## PROBLEM DESCRIPTION
Strip the pictures and reproduce the rest of the listing exactly.
# DATA EXTRACT start
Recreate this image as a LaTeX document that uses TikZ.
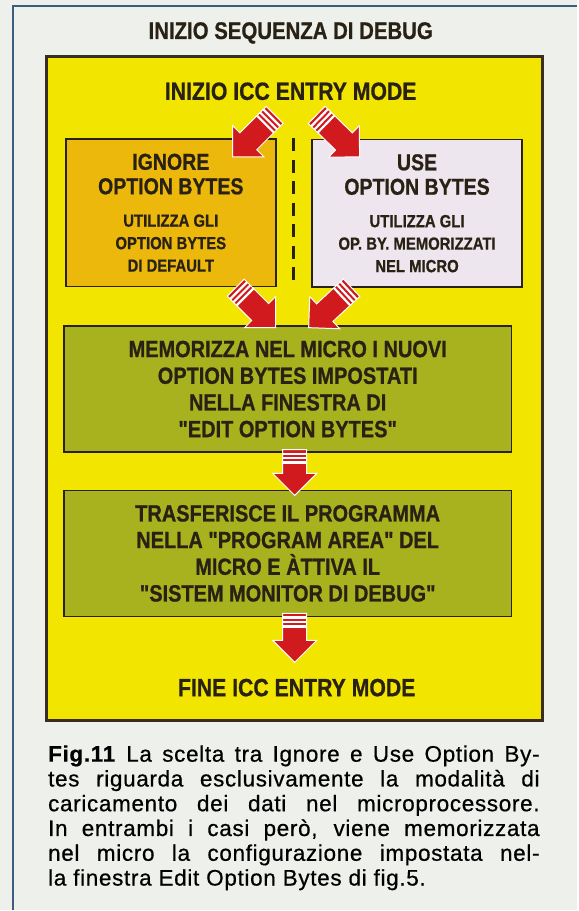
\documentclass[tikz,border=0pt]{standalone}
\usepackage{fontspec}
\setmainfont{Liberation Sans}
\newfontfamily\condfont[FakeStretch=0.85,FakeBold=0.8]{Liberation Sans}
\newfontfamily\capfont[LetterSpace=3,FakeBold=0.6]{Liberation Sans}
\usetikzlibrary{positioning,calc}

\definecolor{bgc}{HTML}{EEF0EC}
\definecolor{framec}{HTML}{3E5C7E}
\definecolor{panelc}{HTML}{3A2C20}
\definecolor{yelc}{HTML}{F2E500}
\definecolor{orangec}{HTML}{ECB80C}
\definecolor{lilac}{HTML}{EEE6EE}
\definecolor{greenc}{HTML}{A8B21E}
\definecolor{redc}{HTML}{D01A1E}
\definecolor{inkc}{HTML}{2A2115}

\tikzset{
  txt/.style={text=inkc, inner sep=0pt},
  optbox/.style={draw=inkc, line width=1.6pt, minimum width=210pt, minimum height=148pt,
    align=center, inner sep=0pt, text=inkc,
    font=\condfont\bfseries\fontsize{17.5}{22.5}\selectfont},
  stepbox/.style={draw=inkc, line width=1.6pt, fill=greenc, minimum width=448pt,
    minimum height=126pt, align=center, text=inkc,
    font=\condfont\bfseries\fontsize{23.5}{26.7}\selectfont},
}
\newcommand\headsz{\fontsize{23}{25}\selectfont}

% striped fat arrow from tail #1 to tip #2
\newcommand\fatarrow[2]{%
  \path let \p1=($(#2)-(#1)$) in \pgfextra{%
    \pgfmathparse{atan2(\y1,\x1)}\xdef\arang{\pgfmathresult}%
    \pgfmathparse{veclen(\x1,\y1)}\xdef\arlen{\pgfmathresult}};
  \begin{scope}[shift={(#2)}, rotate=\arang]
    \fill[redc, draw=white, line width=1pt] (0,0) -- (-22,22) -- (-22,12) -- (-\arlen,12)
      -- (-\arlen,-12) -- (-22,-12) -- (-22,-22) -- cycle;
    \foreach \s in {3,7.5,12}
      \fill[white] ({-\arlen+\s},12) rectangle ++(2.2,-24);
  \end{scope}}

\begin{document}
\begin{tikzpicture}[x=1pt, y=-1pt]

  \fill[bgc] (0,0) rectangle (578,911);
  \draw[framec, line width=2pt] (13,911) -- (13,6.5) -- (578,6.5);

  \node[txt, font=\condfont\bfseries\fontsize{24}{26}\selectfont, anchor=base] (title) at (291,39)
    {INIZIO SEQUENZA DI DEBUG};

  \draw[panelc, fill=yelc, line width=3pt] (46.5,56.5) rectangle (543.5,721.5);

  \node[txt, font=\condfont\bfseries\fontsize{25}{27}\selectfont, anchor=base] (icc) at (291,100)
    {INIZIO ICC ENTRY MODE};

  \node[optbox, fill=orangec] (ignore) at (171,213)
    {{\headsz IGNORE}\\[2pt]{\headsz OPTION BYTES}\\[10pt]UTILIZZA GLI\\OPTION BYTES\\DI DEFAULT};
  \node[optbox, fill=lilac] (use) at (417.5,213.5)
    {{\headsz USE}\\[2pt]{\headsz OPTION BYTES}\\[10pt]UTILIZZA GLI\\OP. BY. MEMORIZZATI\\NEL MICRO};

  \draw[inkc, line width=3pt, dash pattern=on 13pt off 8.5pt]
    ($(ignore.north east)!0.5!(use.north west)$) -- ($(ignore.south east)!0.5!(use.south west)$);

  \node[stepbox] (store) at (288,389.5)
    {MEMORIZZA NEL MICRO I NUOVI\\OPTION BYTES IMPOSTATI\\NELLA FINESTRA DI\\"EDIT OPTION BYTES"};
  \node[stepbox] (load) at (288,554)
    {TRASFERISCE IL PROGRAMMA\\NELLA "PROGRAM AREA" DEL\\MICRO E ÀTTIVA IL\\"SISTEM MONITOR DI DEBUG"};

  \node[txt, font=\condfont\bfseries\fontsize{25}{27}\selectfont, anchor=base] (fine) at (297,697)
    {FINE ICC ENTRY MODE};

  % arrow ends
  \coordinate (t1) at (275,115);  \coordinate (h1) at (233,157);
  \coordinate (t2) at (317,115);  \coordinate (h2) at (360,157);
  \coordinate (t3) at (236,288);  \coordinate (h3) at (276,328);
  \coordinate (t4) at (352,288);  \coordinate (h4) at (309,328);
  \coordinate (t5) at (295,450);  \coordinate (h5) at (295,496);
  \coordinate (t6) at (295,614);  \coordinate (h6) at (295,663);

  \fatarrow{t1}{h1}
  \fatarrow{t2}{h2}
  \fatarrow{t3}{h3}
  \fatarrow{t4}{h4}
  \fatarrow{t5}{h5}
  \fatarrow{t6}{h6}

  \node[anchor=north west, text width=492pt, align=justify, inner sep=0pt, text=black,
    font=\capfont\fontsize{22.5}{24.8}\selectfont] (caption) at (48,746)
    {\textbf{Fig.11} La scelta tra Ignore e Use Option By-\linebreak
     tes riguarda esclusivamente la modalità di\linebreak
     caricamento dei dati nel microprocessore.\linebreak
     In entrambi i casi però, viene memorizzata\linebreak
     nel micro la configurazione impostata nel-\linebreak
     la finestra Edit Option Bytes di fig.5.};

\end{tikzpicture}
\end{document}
# DATA EXTRACT end
## RESPONSE BELOW
Recreate this image as a LaTeX document that uses TikZ.
\documentclass[tikz,border=0pt]{standalone}
\usepackage{fontspec}
\setmainfont{Liberation Sans}
\newfontfamily\condfont[FakeStretch=0.85,FakeBold=0.8]{Liberation Sans}
\newfontfamily\capfont[LetterSpace=3,FakeBold=0.6]{Liberation Sans}
\usetikzlibrary{positioning,calc}

\definecolor{bgc}{HTML}{EEF0EC}
\definecolor{framec}{HTML}{3E5C7E}
\definecolor{panelc}{HTML}{3A2C20}
\definecolor{yelc}{HTML}{F2E500}
\definecolor{orangec}{HTML}{ECB80C}
\definecolor{lilac}{HTML}{EEE6EE}
\definecolor{greenc}{HTML}{A8B21E}
\definecolor{redc}{HTML}{D01A1E}
\definecolor{inkc}{HTML}{2A2115}

\tikzset{
  txt/.style={text=inkc, inner sep=0pt},
  optbox/.style={draw=inkc, line width=1.6pt, minimum width=210pt, minimum height=148pt,
    align=center, inner sep=0pt, text=inkc,
    font=\condfont\bfseries\fontsize{17.5}{22.5}\selectfont},
  stepbox/.style={draw=inkc, line width=1.6pt, fill=greenc, minimum width=448pt,
    minimum height=126pt, align=center, text=inkc,
    font=\condfont\bfseries\fontsize{23.5}{26.7}\selectfont},
}
\newcommand\headsz{\fontsize{23}{25}\selectfont}

% striped fat arrow from tail #1 to tip #2
\newcommand\fatarrow[2]{%
  \path let \p1=($(#2)-(#1)$) in \pgfextra{%
    \pgfmathparse{atan2(\y1,\x1)}\xdef\arang{\pgfmathresult}%
    \pgfmathparse{veclen(\x1,\y1)}\xdef\arlen{\pgfmathresult}};
  \begin{scope}[shift={(#2)}, rotate=\arang]
    \fill[redc, draw=white, line width=1pt] (0,0) -- (-22,22) -- (-22,12) -- (-\arlen,12)
      -- (-\arlen,-12) -- (-22,-12) -- (-22,-22) -- cycle;
    \foreach \s in {3,7.5,12}
      \fill[white] ({-\arlen+\s},12) rectangle ++(2.2,-24);
  \end{scope}}

\begin{document}
\begin{tikzpicture}[x=1pt, y=-1pt]

  \fill[bgc] (0,0) rectangle (578,911);
  \draw[framec, line width=2pt] (13,911) -- (13,6.5) -- (578,6.5);

  \node[txt, font=\condfont\bfseries\fontsize{24}{26}\selectfont, anchor=base] (title) at (291,39)
    {INIZIO SEQUENZA DI DEBUG};

  \draw[panelc, fill=yelc, line width=3pt] (46.5,56.5) rectangle (543.5,721.5);

  \node[txt, font=\condfont\bfseries\fontsize{25}{27}\selectfont, anchor=base] (icc) at (291,100)
    {INIZIO ICC ENTRY MODE};

  \node[optbox, fill=orangec] (ignore) at (171,213)
    {{\headsz IGNORE}\\[2pt]{\headsz OPTION BYTES}\\[10pt]UTILIZZA GLI\\OPTION BYTES\\DI DEFAULT};
  \node[optbox, fill=lilac] (use) at (417.5,213.5)
    {{\headsz USE}\\[2pt]{\headsz OPTION BYTES}\\[10pt]UTILIZZA GLI\\OP. BY. MEMORIZZATI\\NEL MICRO};

  \draw[inkc, line width=3pt, dash pattern=on 13pt off 8.5pt]
    ($(ignore.north east)!0.5!(use.north west)$) -- ($(ignore.south east)!0.5!(use.south west)$);

  \node[stepbox] (store) at (288,389.5)
    {MEMORIZZA NEL MICRO I NUOVI\\OPTION BYTES IMPOSTATI\\NELLA FINESTRA DI\\"EDIT OPTION BYTES"};
  \node[stepbox] (load) at (288,554)
    {TRASFERISCE IL PROGRAMMA\\NELLA "PROGRAM AREA" DEL\\MICRO E ÀTTIVA IL\\"SISTEM MONITOR DI DEBUG"};

  \node[txt, font=\condfont\bfseries\fontsize{25}{27}\selectfont, anchor=base] (fine) at (297,697)
    {FINE ICC ENTRY MODE};

  % arrow ends
  \coordinate (t1) at (275,115);  \coordinate (h1) at (233,157);
  \coordinate (t2) at (317,115);  \coordinate (h2) at (360,157);
  \coordinate (t3) at (236,288);  \coordinate (h3) at (276,328);
  \coordinate (t4) at (352,288);  \coordinate (h4) at (309,328);
  \coordinate (t5) at (295,450);  \coordinate (h5) at (295,496);
  \coordinate (t6) at (295,614);  \coordinate (h6) at (295,663);

  \fatarrow{t1}{h1}
  \fatarrow{t2}{h2}
  \fatarrow{t3}{h3}
  \fatarrow{t4}{h4}
  \fatarrow{t5}{h5}
  \fatarrow{t6}{h6}

  \node[anchor=north west, text width=492pt, align=justify, inner sep=0pt, text=black,
    font=\capfont\fontsize{22.5}{24.8}\selectfont] (caption) at (48,746)
    {\textbf{Fig.11} La scelta tra Ignore e Use Option By-\linebreak
     tes riguarda esclusivamente la modalità di\linebreak
     caricamento dei dati nel microprocessore.\linebreak
     In entrambi i casi però, viene memorizzata\linebreak
     nel micro la configurazione impostata nel-\linebreak
     la finestra Edit Option Bytes di fig.5.};

\end{tikzpicture}
\end{document}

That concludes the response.